## THE DATA
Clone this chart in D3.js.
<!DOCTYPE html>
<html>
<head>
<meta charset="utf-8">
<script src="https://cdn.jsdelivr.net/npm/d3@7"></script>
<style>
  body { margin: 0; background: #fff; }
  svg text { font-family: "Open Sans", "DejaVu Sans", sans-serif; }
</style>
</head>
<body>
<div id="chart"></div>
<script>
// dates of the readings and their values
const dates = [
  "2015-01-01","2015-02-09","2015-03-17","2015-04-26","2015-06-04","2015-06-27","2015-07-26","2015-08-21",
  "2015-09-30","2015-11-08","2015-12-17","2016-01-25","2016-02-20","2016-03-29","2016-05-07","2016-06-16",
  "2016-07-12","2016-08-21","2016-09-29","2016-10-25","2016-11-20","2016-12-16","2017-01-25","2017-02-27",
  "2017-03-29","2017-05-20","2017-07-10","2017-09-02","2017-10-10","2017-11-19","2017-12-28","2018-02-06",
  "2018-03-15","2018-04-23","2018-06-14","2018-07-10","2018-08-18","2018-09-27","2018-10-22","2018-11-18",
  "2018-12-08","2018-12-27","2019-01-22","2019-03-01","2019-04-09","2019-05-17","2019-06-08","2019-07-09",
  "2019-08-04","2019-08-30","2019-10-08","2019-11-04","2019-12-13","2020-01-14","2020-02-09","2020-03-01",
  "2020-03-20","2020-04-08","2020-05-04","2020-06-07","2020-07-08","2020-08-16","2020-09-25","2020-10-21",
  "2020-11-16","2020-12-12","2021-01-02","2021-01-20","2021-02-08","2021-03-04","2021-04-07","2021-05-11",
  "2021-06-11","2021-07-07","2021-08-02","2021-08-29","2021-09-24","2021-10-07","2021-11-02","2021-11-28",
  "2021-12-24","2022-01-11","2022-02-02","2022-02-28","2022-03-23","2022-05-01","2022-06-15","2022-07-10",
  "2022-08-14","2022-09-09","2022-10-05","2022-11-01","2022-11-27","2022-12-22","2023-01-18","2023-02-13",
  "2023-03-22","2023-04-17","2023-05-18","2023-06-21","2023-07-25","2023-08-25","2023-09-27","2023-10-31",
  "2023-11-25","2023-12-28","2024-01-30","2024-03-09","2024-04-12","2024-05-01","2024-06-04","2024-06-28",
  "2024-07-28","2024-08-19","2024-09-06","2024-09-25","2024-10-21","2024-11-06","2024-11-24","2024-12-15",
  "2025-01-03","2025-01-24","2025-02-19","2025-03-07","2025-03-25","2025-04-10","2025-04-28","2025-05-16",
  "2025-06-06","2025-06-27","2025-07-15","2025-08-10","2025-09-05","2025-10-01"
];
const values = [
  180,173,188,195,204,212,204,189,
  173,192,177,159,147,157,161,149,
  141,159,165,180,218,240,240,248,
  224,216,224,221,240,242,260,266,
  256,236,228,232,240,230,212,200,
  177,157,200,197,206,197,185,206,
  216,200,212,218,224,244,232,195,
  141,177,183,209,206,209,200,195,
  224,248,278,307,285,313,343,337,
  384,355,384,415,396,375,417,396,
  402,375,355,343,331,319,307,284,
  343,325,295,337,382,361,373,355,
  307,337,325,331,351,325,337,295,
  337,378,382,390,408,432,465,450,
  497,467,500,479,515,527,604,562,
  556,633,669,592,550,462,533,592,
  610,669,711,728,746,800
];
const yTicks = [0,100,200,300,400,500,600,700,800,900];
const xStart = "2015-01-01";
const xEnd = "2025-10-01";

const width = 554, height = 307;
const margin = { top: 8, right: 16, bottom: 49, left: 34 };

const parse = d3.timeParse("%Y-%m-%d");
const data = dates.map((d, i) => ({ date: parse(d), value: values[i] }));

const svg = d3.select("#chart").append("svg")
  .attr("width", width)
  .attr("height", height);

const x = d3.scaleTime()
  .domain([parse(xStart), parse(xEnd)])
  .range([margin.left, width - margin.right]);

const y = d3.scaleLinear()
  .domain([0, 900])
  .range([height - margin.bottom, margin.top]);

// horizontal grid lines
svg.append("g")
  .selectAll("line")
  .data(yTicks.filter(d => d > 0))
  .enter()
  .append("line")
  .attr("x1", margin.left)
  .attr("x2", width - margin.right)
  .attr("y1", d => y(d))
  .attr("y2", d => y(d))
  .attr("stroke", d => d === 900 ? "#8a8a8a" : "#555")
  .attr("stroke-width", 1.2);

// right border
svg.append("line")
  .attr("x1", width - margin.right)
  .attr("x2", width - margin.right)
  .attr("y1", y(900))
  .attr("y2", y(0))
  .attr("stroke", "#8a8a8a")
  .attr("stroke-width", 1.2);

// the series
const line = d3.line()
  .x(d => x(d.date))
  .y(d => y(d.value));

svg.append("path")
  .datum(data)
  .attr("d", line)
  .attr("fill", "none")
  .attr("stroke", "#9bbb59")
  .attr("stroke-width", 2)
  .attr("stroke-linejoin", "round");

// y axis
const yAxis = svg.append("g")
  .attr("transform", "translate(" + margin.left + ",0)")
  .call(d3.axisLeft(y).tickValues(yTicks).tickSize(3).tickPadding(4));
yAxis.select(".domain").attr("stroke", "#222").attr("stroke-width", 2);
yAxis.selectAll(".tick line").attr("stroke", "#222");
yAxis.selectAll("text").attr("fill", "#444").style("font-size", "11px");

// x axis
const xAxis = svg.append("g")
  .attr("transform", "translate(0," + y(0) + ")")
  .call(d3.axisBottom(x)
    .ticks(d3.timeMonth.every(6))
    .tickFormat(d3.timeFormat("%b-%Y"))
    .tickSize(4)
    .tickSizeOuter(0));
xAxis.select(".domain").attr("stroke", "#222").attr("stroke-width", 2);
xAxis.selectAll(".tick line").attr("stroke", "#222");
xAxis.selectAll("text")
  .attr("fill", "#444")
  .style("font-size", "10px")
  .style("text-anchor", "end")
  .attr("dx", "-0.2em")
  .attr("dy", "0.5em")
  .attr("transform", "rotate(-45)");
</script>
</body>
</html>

---

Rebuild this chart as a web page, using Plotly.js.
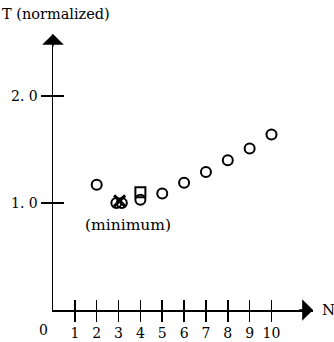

## PROBLEM TO WORK ON
Among the lines of the data, identify those with the word "this". Copy each of them.

## TASK SOLUTION
Clone this chart in D3.js.
Rebuild this chart as a web page, using Plotly.js.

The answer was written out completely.